C-Section Twice As Likely When Doctors Induce LaborHeather Turgeon
A study released yesterday in the American Journal of Obstetrics & Gynecology confirms one thing we already knew: the rate of cesarean births is rising–it has doubled since 1996 and now accounts for one third of all births in the U.S.
What it also shows is that elective c-sections aren’t the culprit. Only nine percent of scheduled cesareans are performed for non-medical reasons (making them truly elective). The real rise in c-sections may be due to the practice of inducing labor before baby and mom are really ready.

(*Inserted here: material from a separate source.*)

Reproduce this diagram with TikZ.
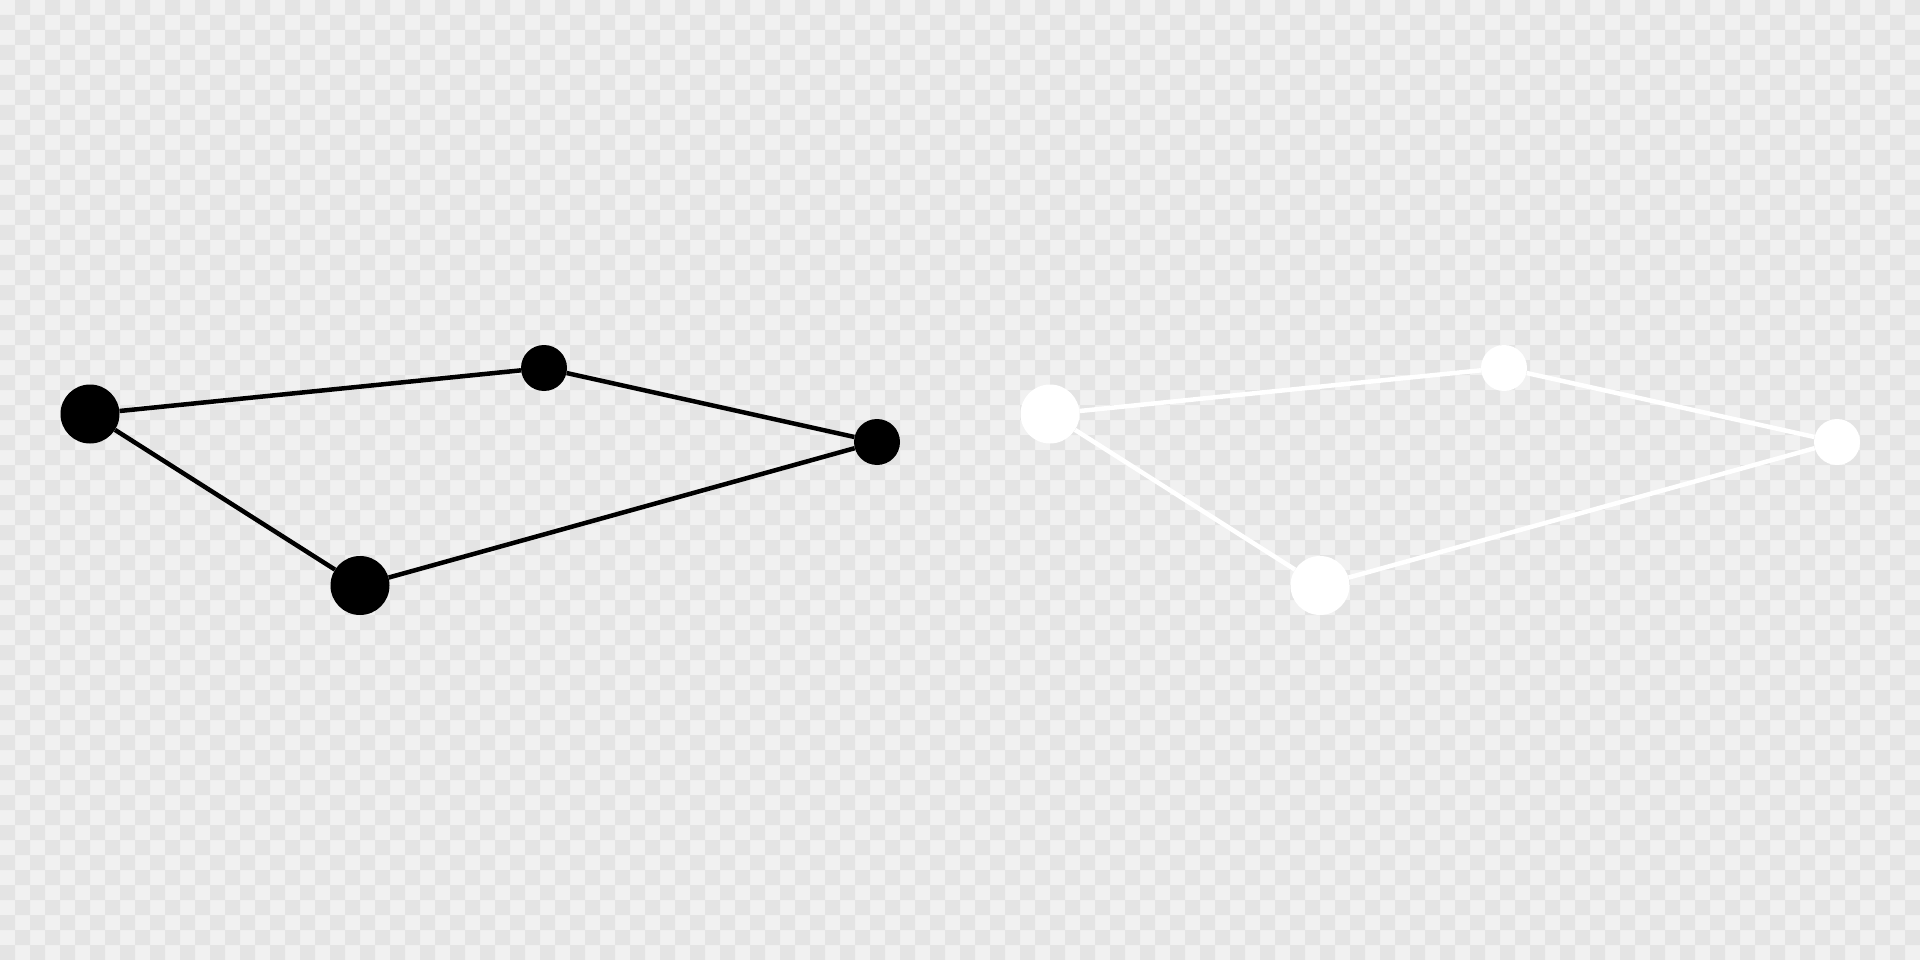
\documentclass[tikz,border=0pt]{standalone}
\definecolor{chkdark}{HTML}{E4E4E4}
\definecolor{chklight}{HTML}{F1F1F1}
\tikzset{
  star/.style={circle,inner sep=0pt,minimum size=#1},
  bigstar/.style={star=59pt},
  smallstar/.style={star=46pt},
  link/.style={line width=4.5pt}
}
\begin{document}
\begin{tikzpicture}[x=1pt,y=-1pt]
\useasboundingbox (0,0) rectangle (1920,960);
\fill[chklight] (0,0) rectangle (1920,960);
\fill[chkdark] \foreach \i in {0,...,127} {\foreach \j in {0,...,63} {
  \ifodd\numexpr\i+\j\relax (\i*15,\j*15) rectangle ++(15,15) \fi }};
% black constellation
\begin{scope}[every node/.append style={fill=black}]
\node[bigstar] (a1) at (90,414) {};
\node[smallstar] (b1) at (544,368) {};
\node[smallstar] (c1) at (877,442) {};
\node[bigstar] (d1) at (360,585.5) {};
\end{scope}
\draw[link,black] (a1) -- (b1) -- (c1) -- (d1) -- (a1);
% white constellation
\begin{scope}[every node/.append style={fill=white}]
\node[bigstar] (a2) at (1050,414) {};
\node[smallstar] (b2) at (1504,368) {};
\node[smallstar] (c2) at (1837,442) {};
\node[bigstar] (d2) at (1320,585.5) {};
\end{scope}
\draw[link,white] (a2) -- (b2) -- (c2) -- (d2) -- (a2);
\end{tikzpicture}
\end{document}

The study of 230,000 deliveries shows that moms who are induced are twice as likely to have a cesarean birth as moms whose labor starts spontaneously. And after labor does start, almost half of c-sections happen because of “failure to progress.” Research seems to show that inducing, even when baby is considered full term, carries certain risks. But lots of doctors choose to do it anyway.
There’s nothing wrong with choosing a c-section–the problem here is that moms who don’t want a c-section are ending up with one anyway.
The study suggests that doctors don’t let labor follow its natural course, which, especially for a first time mom, is often long and difficult. Whether it’s for convenience sake, or because they just don’t see any reason not to, many doctors speed labor along and, as the study mentions, shift into c-section mode before mom reaches six centimeters.
The authors of the study suggest that when mom and baby are healthy, doctors should wait and let labor take its natural course to help decrease the rate of c-sections overall.
I agree, but then again, c-sections are safe and turn out well for most moms. What seems off to me is that moms aren’t usually warned that induction raises the likelihood of a c-section. Is it the doctor’s responsibility to tell a mom who wants a vaginal birth that giving labor a jump start might make it less likely to turn out that way?